En gros, la recette proposée par la théorie des cadres est d’abord le rapprochement de cadres non connectés, mais proches idéologiquement. On l’amplifie ensuite en l’idéalisant, le clarifiant pour résonner avec des valeurs populaires et ainsi résonner avec le plus de personnes. Il y a extension du cadre pour aller au-delà des intérêts initiaux et étendre ses revendications à des champs d’intérêts importants aux yeux de personnes n’ayant pas pleinement adhéré au mouvement.

Attirer l’attention

Ces théories décortiquent les mouvements sociaux avec des fondements différents, mais complémentaires. Elles ont par contre un point en commun, le besoin d’un mouvement de croître, d’attirer plus d’adhérents potentiels. La réalité contemporaine rend cela beaucoup plus facile avec les médias sociaux et les formes variées de diffusion instantanée.

Pour reprendre le cas français, les images du mouvement ont fait du gilet jaune un symbole de contestation. D’ailleurs, ce serait entre autres pour cette raison que l’Égypte en a interdit la vente sauf avec autorisation préalable par les autorités. Les vidéos et les images en direct ont été vues par des millions de personnes. Ceci étant dit, la réelle utilité de ces plateformes reste la communication organisationnelle des mouvements.

Compte tenu de la spontanéité des mobilisations idéologiques, les médias sociaux se veulent être l’outil primaire pour gérer un groupe, partager des idées et mettre sur pied des rassemblements. Que ce soit par le recours à des mots-clics ou simplement servir de véhicule pour du journalisme citoyen, les médias sociaux sont devenus incontournables par leur universalité et l’étendue de leurs réseaux.

Toutefois, il y a un revers à la médaille. Si ces plateformes permettent de partager l’information, certaines personnes transmettent des nouvelles à la véracité chancelante. C’est parfois dans le but de chercher désespérément de l’appui pour sa cause, tenter par tous les moyens de faire perdre de la crédibilité aux manifestants, ou par ignorance. Le mouvement des Gilets jaunes a fait connaître plusieurs incidents de cette nature : le recyclage d’une photographie de 2014, l’atteinte à l’intégrité d’une image par France 3, et la confusion entre des supporters du club de rugby de Clermont-Auvergne et des Gilets jaunes.

Des plateformes pour en faire plus

L’émergence du numérique dans les outils médiatiques a développé l’accessibilité aux mouvements collectifs.
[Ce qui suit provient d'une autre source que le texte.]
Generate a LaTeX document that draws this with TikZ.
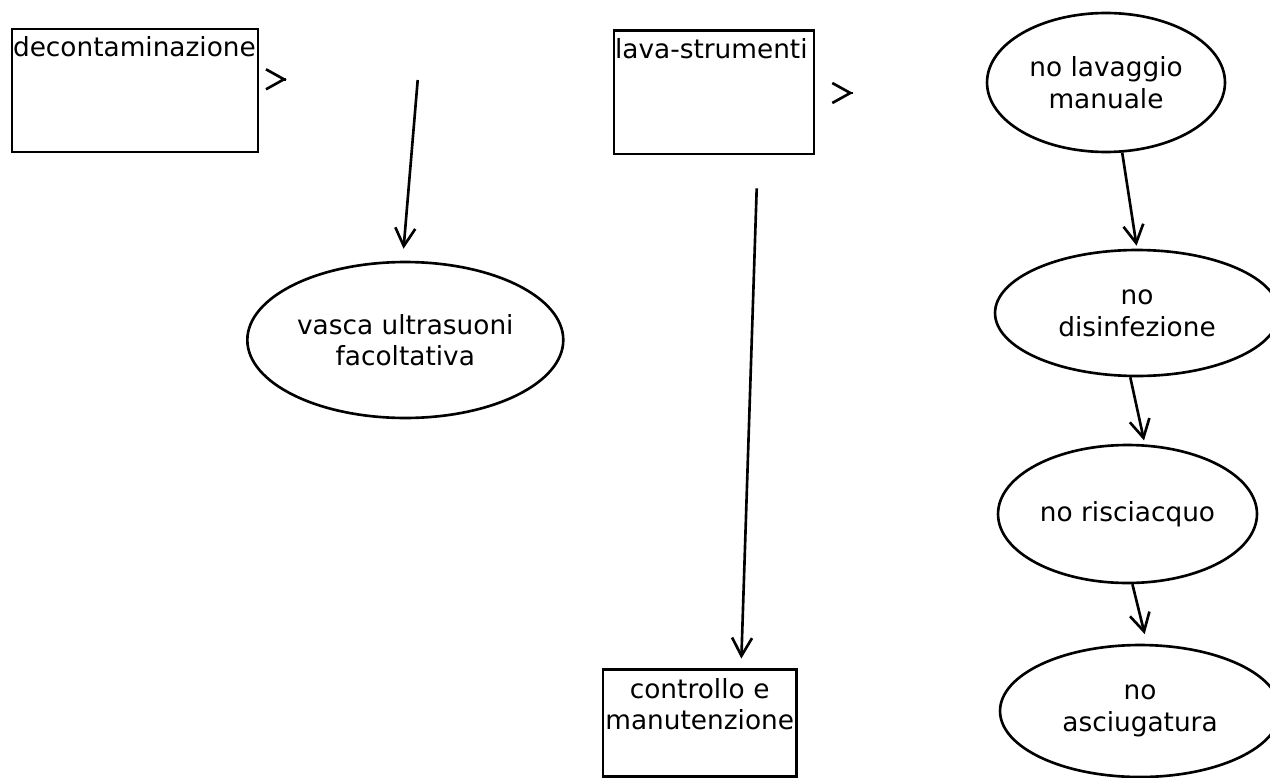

Sa particularité est la malléabilité des cadres des mouvements pour faciliter, et même encourager, une convergence des luttes sociales. La hausse de réactivité que génèrent des plateformes  sociales a aussi permis de gérer des situations qui, en théorie, se seraient avérées longues et ardues à résoudre.

Le cas récent de la jeune Saoudienne Rahaf Mohammed al-Qunun en est un bon exemple. Par l’entremise de Twitter, elle s’est fait connaître en dévoilant s’être enfuie de sa famille puis s’être barricadée à Bangkok, en Thaïlande. Après des péripéties politiques et juridiques, le gouvernement canadien lui a accordé l’asile.

Le renouveau de la contestation se vante de sa rapidité d’action. Mais il impose davantage que simplement raccourcir les délais de mobilisation. Il rallie sous une même bannière une foule de revendications en cherchant d’abord et avant tout à attirer l’attention. Les militants passent d’un mouvement à l’autre dans le flux qu’est devenue la contestation sociale. L’individualisation du militant au sein du mouvement soulève la question de l’opposition entre l’adhésion au mouvement et l’association à celui-ci.